A escolha de Clara Moneke como protagonista é uma demonstração de que a emissora está mesmo disposta a romper com os padrões tradicionais e investir em talentos negros, que antes eram relegados a papéis secundários ou estereotipados. A novela “Volta por cima”, que teve como protagonista Fabrício Oliveira, também de pele preta, foi um grande sucesso e agora a emissora aposta no talento de Clara Moneke.
A atriz já havia participado da novela “Vai na fé” no mesmo horário, porém, agora encara a responsabilidade de ser protagonista, uma virada de 180 graus na sua carreira e também um indicativo de que as coisas estão mudando a passos largos na emissora, que recentemente ganhou o título de patrimônio imaterial do Rio de Janeiro.
Esta sinalização é muito importante neste momento em que a inclusão e a diversidade têm sido bastante questionadas, após a posse e as investidas contrárias ao tema no Governo Trump, que tem reverberado por aqui em muitas empresas que se diziam diversas e inclusivas e que este ano recuaram ou abandonaram seus programas.

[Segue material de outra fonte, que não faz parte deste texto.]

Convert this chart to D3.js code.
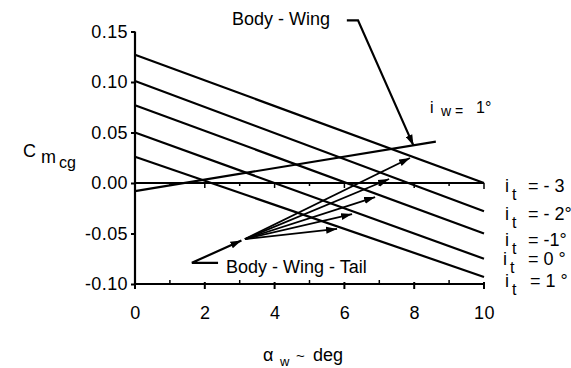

No entanto, é fundamental lembrar que essa é apenas uma primeira etapa, e que ainda há muito trabalho a ser feito, para que a igualdade racial seja uma realidade no Brasil. A Globo tem uma responsabilidade enorme em suas mãos, e esperamos que continue a apostar em talentos negros e a promover uma representação mais diversa e inclusiva em sua programação.